▶ [Exercise brief] Every line below is to be copied exactly, with the pictures left out.

[Start Source data]

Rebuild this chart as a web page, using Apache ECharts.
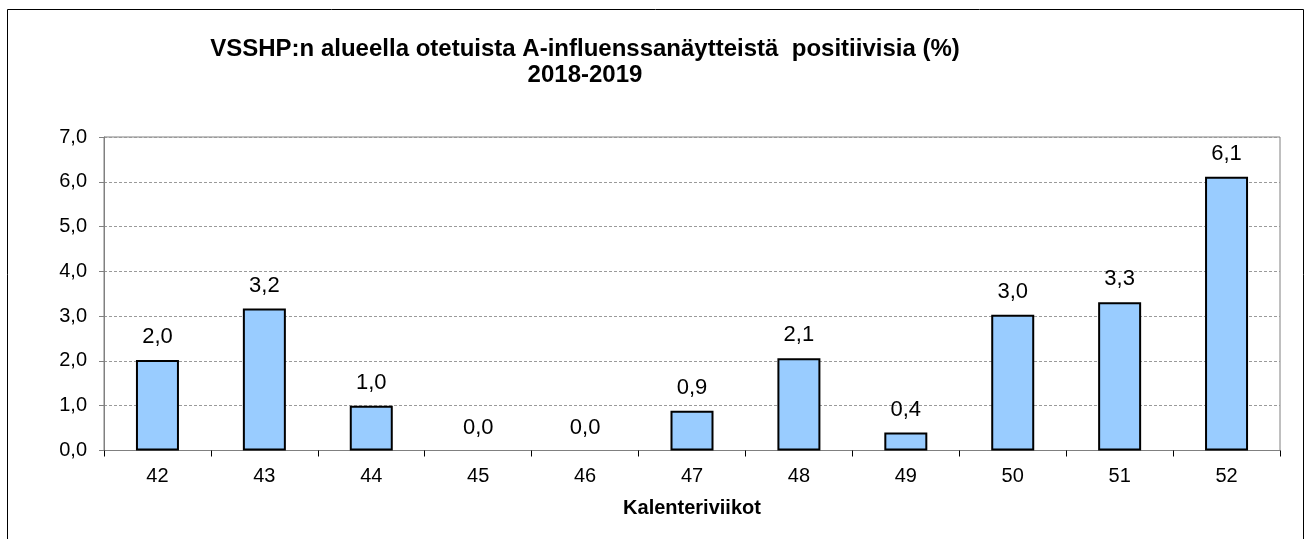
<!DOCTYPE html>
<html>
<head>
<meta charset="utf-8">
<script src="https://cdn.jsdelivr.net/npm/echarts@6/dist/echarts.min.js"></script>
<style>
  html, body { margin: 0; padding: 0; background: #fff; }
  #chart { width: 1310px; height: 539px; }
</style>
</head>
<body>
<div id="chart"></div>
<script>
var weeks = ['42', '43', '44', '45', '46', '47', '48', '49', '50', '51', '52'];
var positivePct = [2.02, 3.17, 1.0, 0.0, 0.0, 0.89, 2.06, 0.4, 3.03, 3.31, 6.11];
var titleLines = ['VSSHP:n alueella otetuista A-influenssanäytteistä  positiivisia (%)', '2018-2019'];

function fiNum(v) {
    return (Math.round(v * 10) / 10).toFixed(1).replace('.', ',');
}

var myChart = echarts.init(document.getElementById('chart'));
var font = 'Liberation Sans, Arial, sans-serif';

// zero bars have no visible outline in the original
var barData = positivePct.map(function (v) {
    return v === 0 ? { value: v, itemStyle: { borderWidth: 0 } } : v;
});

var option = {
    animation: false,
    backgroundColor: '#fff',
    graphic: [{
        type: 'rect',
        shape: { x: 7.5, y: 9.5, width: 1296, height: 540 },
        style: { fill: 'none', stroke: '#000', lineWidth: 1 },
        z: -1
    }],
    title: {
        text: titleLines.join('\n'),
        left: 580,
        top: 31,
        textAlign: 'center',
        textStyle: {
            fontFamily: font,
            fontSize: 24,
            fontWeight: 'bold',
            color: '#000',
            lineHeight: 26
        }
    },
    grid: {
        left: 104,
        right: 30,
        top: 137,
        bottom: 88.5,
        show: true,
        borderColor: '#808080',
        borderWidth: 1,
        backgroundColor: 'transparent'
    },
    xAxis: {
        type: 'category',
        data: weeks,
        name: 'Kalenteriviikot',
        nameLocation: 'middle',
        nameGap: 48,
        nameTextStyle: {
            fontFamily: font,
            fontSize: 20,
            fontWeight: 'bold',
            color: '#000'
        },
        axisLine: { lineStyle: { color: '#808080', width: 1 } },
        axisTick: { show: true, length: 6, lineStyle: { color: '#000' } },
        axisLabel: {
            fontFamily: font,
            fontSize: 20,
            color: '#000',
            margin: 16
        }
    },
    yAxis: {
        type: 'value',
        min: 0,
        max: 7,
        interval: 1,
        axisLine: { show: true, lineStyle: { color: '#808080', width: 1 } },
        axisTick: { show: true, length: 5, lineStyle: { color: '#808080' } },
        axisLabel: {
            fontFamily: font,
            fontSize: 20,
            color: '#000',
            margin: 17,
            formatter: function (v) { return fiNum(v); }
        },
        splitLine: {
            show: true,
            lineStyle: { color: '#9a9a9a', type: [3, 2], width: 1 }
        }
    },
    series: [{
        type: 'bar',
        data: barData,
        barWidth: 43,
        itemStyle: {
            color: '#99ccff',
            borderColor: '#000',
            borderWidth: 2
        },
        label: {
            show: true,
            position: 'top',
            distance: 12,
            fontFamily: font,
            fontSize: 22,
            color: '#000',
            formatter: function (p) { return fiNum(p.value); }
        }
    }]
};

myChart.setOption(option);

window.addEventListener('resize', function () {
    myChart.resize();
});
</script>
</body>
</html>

[End Source data]

▶ [Exercise result]
Rebuild this chart as a web page, using Apache ECharts.
<!DOCTYPE html>
<html>
<head>
<meta charset="utf-8">
<script src="https://cdn.jsdelivr.net/npm/echarts@6/dist/echarts.min.js"></script>
<style>
  html, body { margin: 0; padding: 0; background: #fff; }
  #chart { width: 1310px; height: 539px; }
</style>
</head>
<body>
<div id="chart"></div>
<script>
var weeks = ['42', '43', '44', '45', '46', '47', '48', '49', '50', '51', '52'];
var positivePct = [2.02, 3.17, 1.0, 0.0, 0.0, 0.89, 2.06, 0.4, 3.03, 3.31, 6.11];
var titleLines = ['VSSHP:n alueella otetuista A-influenssanäytteistä  positiivisia (%)', '2018-2019'];

function fiNum(v) {
    return (Math.round(v * 10) / 10).toFixed(1).replace('.', ',');
}

var myChart = echarts.init(document.getElementById('chart'));
var font = 'Liberation Sans, Arial, sans-serif';

// zero bars have no visible outline in the original
var barData = positivePct.map(function (v) {
    return v === 0 ? { value: v, itemStyle: { borderWidth: 0 } } : v;
});

var option = {
    animation: false,
    backgroundColor: '#fff',
    graphic: [{
        type: 'rect',
        shape: { x: 7.5, y: 9.5, width: 1296, height: 540 },
        style: { fill: 'none', stroke: '#000', lineWidth: 1 },
        z: -1
    }],
    title: {
        text: titleLines.join('\n'),
        left: 580,
        top: 31,
        textAlign: 'center',
        textStyle: {
            fontFamily: font,
            fontSize: 24,
            fontWeight: 'bold',
            color: '#000',
            lineHeight: 26
        }
    },
    grid: {
        left: 104,
        right: 30,
        top: 137,
        bottom: 88.5,
        show: true,
        borderColor: '#808080',
        borderWidth: 1,
        backgroundColor: 'transparent'
    },
    xAxis: {
        type: 'category',
        data: weeks,
        name: 'Kalenteriviikot',
        nameLocation: 'middle',
        nameGap: 48,
        nameTextStyle: {
            fontFamily: font,
            fontSize: 20,
            fontWeight: 'bold',
            color: '#000'
        },
        axisLine: { lineStyle: { color: '#808080', width: 1 } },
        axisTick: { show: true, length: 6, lineStyle: { color: '#000' } },
        axisLabel: {
            fontFamily: font,
            fontSize: 20,
            color: '#000',
            margin: 16
        }
    },
    yAxis: {
        type: 'value',
        min: 0,
        max: 7,
        interval: 1,
        axisLine: { show: true, lineStyle: { color: '#808080', width: 1 } },
        axisTick: { show: true, length: 5, lineStyle: { color: '#808080' } },
        axisLabel: {
            fontFamily: font,
            fontSize: 20,
            color: '#000',
            margin: 17,
            formatter: function (v) { return fiNum(v); }
        },
        splitLine: {
            show: true,
            lineStyle: { color: '#9a9a9a', type: [3, 2], width: 1 }
        }
    },
    series: [{
        type: 'bar',
        data: barData,
        barWidth: 43,
        itemStyle: {
            color: '#99ccff',
            borderColor: '#000',
            borderWidth: 2
        },
        label: {
            show: true,
            position: 'top',
            distance: 12,
            fontFamily: font,
            fontSize: 22,
            color: '#000',
            formatter: function (p) { return fiNum(p.value); }
        }
    }]
};

myChart.setOption(option);

window.addEventListener('resize', function () {
    myChart.resize();
});
</script>
</body>
</html>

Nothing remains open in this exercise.